= Chicago Horizons =

Defunct US indoor soccer team (1980–81)

The Chicago Horizons was a member of the original Major Indoor Soccer League (MISL) for only the 1980–81 season. It was the first of two franchises that represented Chicago in the circuit's history. It was the first professional sports team that played its home matches at the Rosemont Horizon, which also inspired the club's nickname. The team colors were orange, yellow, black and red. The head coach was Luis Dabo.

The Horizons, with a 20–20 record, finished tied for third place with the Buffalo Stallions in the Central Division and qualified for the playoffs.
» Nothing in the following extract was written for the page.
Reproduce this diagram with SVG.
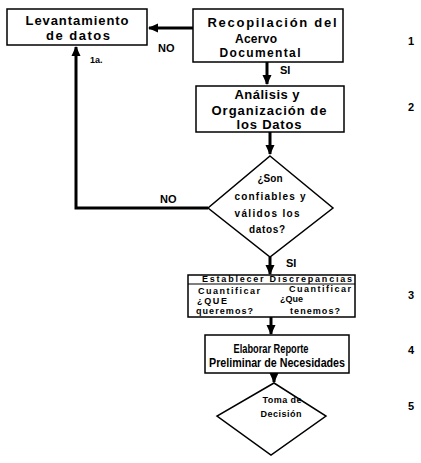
<svg xmlns="http://www.w3.org/2000/svg" width="421" height="463" viewBox="0 0 421 463">
<defs>
<marker id="ah" markerUnits="userSpaceOnUse" markerWidth="10" markerHeight="10" viewBox="0 0 10 10" refX="9" refY="5" orient="auto">
<path d="M0,0.5 L10,5 L0,9.5 Z" fill="#000"/>
</marker>
</defs>
<style>
.box{fill:#fff;stroke:#000;stroke-width:1.5}
.con{fill:none;stroke:#000;stroke-width:3}
text{font-family:"Liberation Sans",Arial,sans-serif;font-weight:bold;fill:#000}
.t13{font-size:13px;text-anchor:middle}
.t12{font-size:12px;text-anchor:middle}
.t10{font-size:10px;text-anchor:middle}
.t9{font-size:9px}
.t9c{font-size:9px;text-anchor:middle}
.lbl{font-size:11px}
.num{font-size:11px}
.cond{font-size:12px;text-anchor:middle}
</style>
<rect width="421" height="463" fill="#fff"/>
<g id="connectors">
<path class="con" d="M193,28 L149,28" marker-end="url(#ah)"/>
<path class="con" d="M267,62 L267,84" marker-end="url(#ah)"/>
<path class="con" d="M270,132 L270,154" marker-end="url(#ah)"/>
<path class="con" d="M208,208 L76,208 L76,47" marker-end="url(#ah)"/>
<path class="con" d="M270,257 L270,274" marker-end="url(#ah)"/>
<path class="con" d="M271,317 L271,334" marker-end="url(#ah)"/>
<path class="con" d="M274,373 L274,382" marker-end="url(#ah)"/>
<text class="lbl" x="158" y="52">NO</text>
<text class="lbl" x="280" y="74">SI</text>
<text class="t9" x="90" y="63">1a.</text>
<text class="lbl" x="160" y="203">NO</text>
<text class="lbl" x="286" y="267">SI</text>
</g>
<g id="levantamiento">
<rect class="box" x="7" y="9" width="140" height="36"/>
<text class="t13" x="77" y="25" textLength="103">Levantamiento</text>
<text class="t13" x="78" y="40" textLength="64">de datos</text>
</g>
<g id="recopilacion">
<rect class="box" x="193" y="9" width="150" height="53"/>
<text class="t13" x="272" y="27" textLength="129">Recopilación del</text>
<text class="t12" x="256" y="43" textLength="42">Acervo</text>
<text class="t12" x="260" y="57" textLength="81">Documental</text>
</g>
<g id="analisis">
<rect class="box" x="196" y="86" width="148" height="46"/>
<text class="t13" x="267" y="99" textLength="65">Análisis y</text>
<text class="t13" x="269" y="115" textLength="115">Organización de</text>
<text class="t13" x="269" y="129" textLength="65">los Datos</text>
</g>
<g id="decision1">
<path class="box" d="M270,156 L333,208 L270,257 L208,208 Z"/>
<text class="t10" x="270" y="182" textLength="25">¿Son</text>
<text class="t10" x="270" y="200" textLength="71">confiables y</text>
<text class="t10" x="267" y="217" textLength="65">válidos los</text>
<text class="t10" x="267" y="233" textLength="36">datos?</text>
</g>
<g id="discrepancias">
<rect class="box" x="188" y="275" width="167" height="42"/>
<line x1="188" y1="284" x2="355" y2="284" stroke="#000" stroke-width="1.2"/>
<text class="t9" x="202" y="282" textLength="150">Establecer Discrepancias</text>
<text class="t9" x="198" y="294" textLength="62">Cuantificar</text>
<text class="t9" x="197" y="304" textLength="30">¿QUE</text>
<text class="t9" x="196" y="314" textLength="57">queremos?</text>
<text class="t9" x="289" y="292" textLength="62">Cuantificar</text>
<text class="t9" x="280" y="302" textLength="23">¿Que</text>
<text class="t9" x="290" y="314" textLength="50">tenemos?</text>
</g>
<g id="reporte">
<rect class="box" x="205" y="335" width="144" height="38"/>
<text class="cond" x="271" y="353" textLength="75" lengthAdjust="spacingAndGlyphs">Elaborar Reporte</text>
<text class="cond" x="277" y="367" textLength="136" lengthAdjust="spacingAndGlyphs">Preliminar de Necesidades</text>
</g>
<g id="decision2">
<path class="box" d="M274,383 L326,416 L271,455 L217,416 Z"/>
<text class="t9c" x="282" y="403" textLength="39">Toma de</text>
<text class="t9c" x="281" y="417" textLength="41">Decisión</text>
</g>
<g id="numbers">
<text class="num" x="408" y="45">1</text>
<text class="num" x="408" y="111">2</text>
<text class="num" x="408" y="299">3</text>
<text class="num" x="408" y="354">4</text>
<text class="num" x="408" y="410">5</text>
</g>
</svg>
After a 4–3 victory in Game One of a First Round best-of-three series with the Wichita Wings, the Horizons lost the last two contests 6–4 and 8–6 and were eliminated from the postseason. Enzo Di Pede won the 'Goalkeeper of the Year' award.

All Horizons games home and away were broadcast on radio with Les Grobstein handling Play by Play and Sam Donnelly the Color.

Even though the Horizons suspended operations following the campaign, the league still wanted to revive the franchise. That ended when Lee Stern, owner of the North American Soccer League's Chicago Sting which played both indoors and outdoors at the time, paid the MISL to discontinue those plans and effectively eliminated the competition in the Chicago market. Stern was bitter about the Horizons, blaming them for costing his Sting much money.